There’s really just not a lot going on in this film. The plot centers around Jesse (The film debut for Andrew Jacobs), a recent high school graduate who becomes possessed after his 18th birthday (Why his 18th birthday? Well, 6 + 6 + 6 = 18. Get it? No? Well shhhhh it makes sense because one of the characters in the film said that was the reason.). After making this discovery, the rest of the film is spent with his friend Hector (Jorge Diaz) screaming “JESSE?” while Jesse does strange things. The Paranormal Activity series has historically had improvised dialogue, and I can’t help but feel that Diaz was just handed a camera and told to go for it, but all he could come up with was saying “JESSE!” over and over again; that name is a large portion of this movie’s dialogue.

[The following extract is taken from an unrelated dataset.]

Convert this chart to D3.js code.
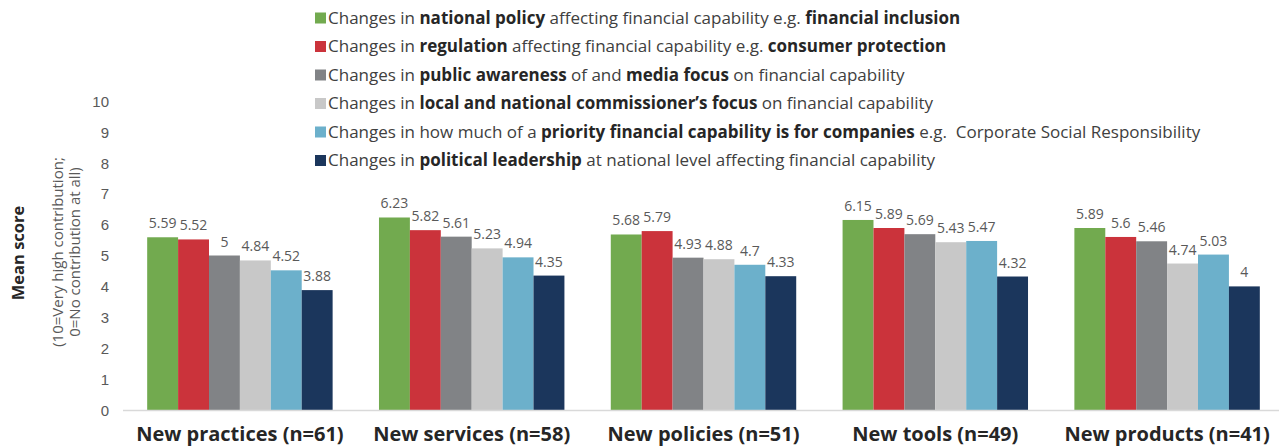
<!DOCTYPE html>
<html>
<head>
<meta charset="utf-8">
<script src="https://cdn.jsdelivr.net/npm/d3@7"></script>
<style>
  body { margin: 0; background: #fff; }
  svg { font-family: 'Open Sans', sans-serif; display: block; }
  .legend text { font-size: 17px; fill: #404040; }
  .value { font-size: 14px; fill: #595959; text-anchor: middle; }
  .tick text { font-size: 15px; fill: #595959; }
  .cat { font-size: 20px; font-weight: bold; fill: #262626; text-anchor: middle; }
</style>
</head>
<body>
<svg width="1279" height="446"></svg>
<script>
const categories = ['New practices (n=61)', 'New services (n=58)', 'New policies (n=51)', 'New tools (n=49)', 'New products (n=41)'];

const nationalPolicy  = [5.59, 6.23, 5.68, 6.15, 5.89];
const regulation      = [5.52, 5.82, 5.79, 5.89, 5.6];
const publicAwareness = [5, 5.61, 4.93, 5.69, 5.46];
const commissioners   = [4.84, 5.23, 4.88, 5.43, 4.74];
const companies       = [4.52, 4.94, 4.7, 5.47, 5.03];
const leadership      = [3.88, 4.35, 4.33, 4.32, 4];

// legend labels, pieces flagged true are bold
const seriesLabels = [
  [['Changes in ', false], ['national policy', true], [' affecting financial capability e.g. ', false], ['financial inclusion', true]],
  [['Changes in ', false], ['regulation', true], [' affecting financial capability e.g. ', false], ['consumer protection', true]],
  [['Changes in ', false], ['public awareness', true], [' of and ', false], ['media focus', true], [' on financial capability', false]],
  [['Changes in ', false], ['local and national commissioner\u2019s focus', true], [' on financial capability', false]],
  [['Changes in how much of a ', false], ['priority financial capability is for companies', true], [' e.g.\u00a0 Corporate Social Responsibility', false]],
  [['Changes in ', false], ['political leadership', true], [' at national level affecting financial capability', false]]
];
const colors = ['#72aa4f', '#cb333b', '#818386', '#c8c8c8', '#6cb0cb', '#1b365c'];
const yTicks = [0, 1, 2, 3, 4, 5, 6, 7, 8, 9, 10];

const series = [nationalPolicy, regulation, publicAwareness, commissioners, companies, leadership];

const svg = d3.select('svg');
const width  = +svg.attr('width');

const xScale = d3.scaleBand()
  .domain(categories)
  .range([124, 1283])
  .paddingInner(0.2)
  .paddingOuter(0.1);

const xInner = d3.scaleBand()
  .domain(d3.range(series.length))
  .range([0, xScale.bandwidth()]);

const yScale = d3.scaleLinear()
  .domain([0, 10])
  .range([410, 101]);

// y axis (labels only)
const yAxisG = svg.append('g')
  .attr('transform', 'translate(109,0)')
  .call(d3.axisLeft(yScale).tickValues(yTicks).tickSize(0).tickPadding(0));
yAxisG.select('.domain').remove();
yAxisG.selectAll('.tick text').attr('dy', '0.35em');

// axis titles
svg.append('text')
  .attr('transform', 'translate(24,253) rotate(-90)')
  .attr('text-anchor', 'middle')
  .style('font-size', '16.5px').style('font-weight', 'bold').attr('fill', '#262626')
  .text('Mean score');
const sub = svg.append('text')
  .attr('transform', 'translate(0,252) rotate(-90)')
  .attr('text-anchor', 'middle')
  .style('font-size', '15px').attr('fill', '#595959');
sub.append('tspan').attr('x', 0).attr('y', 63).text('(10=Very high contribution;');
sub.append('tspan').attr('x', 0).attr('y', 80).text('0=No contribution at all)');

// bars
const groups = svg.selectAll('.group')
  .data(categories).enter()
  .append('g')
    .attr('class', 'group')
    .attr('transform', d => `translate(${xScale(d)},0)`);

groups.selectAll('rect')
  .data((d, i) => series.map((s, j) => ({ j, v: s[i] }))).enter()
  .append('rect')
    .attr('x', d => xInner(d.j))
    .attr('y', d => yScale(d.v))
    .attr('width', xInner.bandwidth())
    .attr('height', d => yScale(0) - yScale(d.v))
    .attr('fill', d => colors[d.j]);

groups.selectAll('.value')
  .data((d, i) => series.map((s, j) => ({ j, v: s[i] }))).enter()
  .append('text')
    .attr('class', 'value')
    .attr('x', d => xInner(d.j) + xInner.bandwidth() / 2)
    .attr('y', d => yScale(d.v) - 9)
    .text(d => d.v);

// x axis
const xAxisG = svg.append('g')
  .attr('transform', `translate(0,${yScale(0)})`)
  .call(d3.axisBottom(xScale).tickSize(0).tickPadding(0));
xAxisG.select('.domain').remove();
xAxisG.selectAll('.tick text').remove();
svg.append('line')
  .attr('x1', 123).attr('x2', width)
  .attr('y1', yScale(0) + 0.5).attr('y2', yScale(0) + 0.5)
  .attr('stroke', '#d9d9d9').attr('stroke-width', 1.5);
svg.selectAll('.cat')
  .data(categories).enter()
  .append('text')
    .attr('class', 'cat')
    .attr('x', d => xScale(d) + xScale.bandwidth() / 2)
    .attr('y', 441)
    .text(d => d);

// legend
const legend = svg.append('g').attr('class', 'legend');
const rows = legend.selectAll('g')
  .data(seriesLabels).enter()
  .append('g')
    .attr('transform', (d, i) => `translate(315,${18 + i * 28.5})`);
rows.append('rect')
  .attr('x', 0).attr('y', -5.5)
  .attr('width', 11).attr('height', 11)
  .attr('fill', (d, i) => colors[i]);
rows.append('text')
  .attr('x', 13).attr('dy', '0.35em')
  .selectAll('tspan')
  .data(d => d).enter()
  .append('tspan')
    .style('font-weight', d => d[1] ? 'bold' : 'normal')
    .attr('fill', d => d[1] ? '#262626' : '#404040')
    .text(d => d[0]);
</script>
</body>
</html>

Paranormal Activity: The Marked Ones‘ biggest failure though, is that it’s not scary. I guess maybe I’m just not scared by this subgenre, but most off the scares seemed poorly executed, even for what they were. There are a few scenes that feel like they were inspired – including one when they use a Simongame as an Ouija Board – but they are few and far between. The ending climatic sequence was more laughable than frightening.

Overall, this movie is just a waste of time. You’ve seen it done before, and you’ve seen it done better. It’s not gonna be the worst movie of this year, probably not even of this month, but you don’t need to see it. 3/10.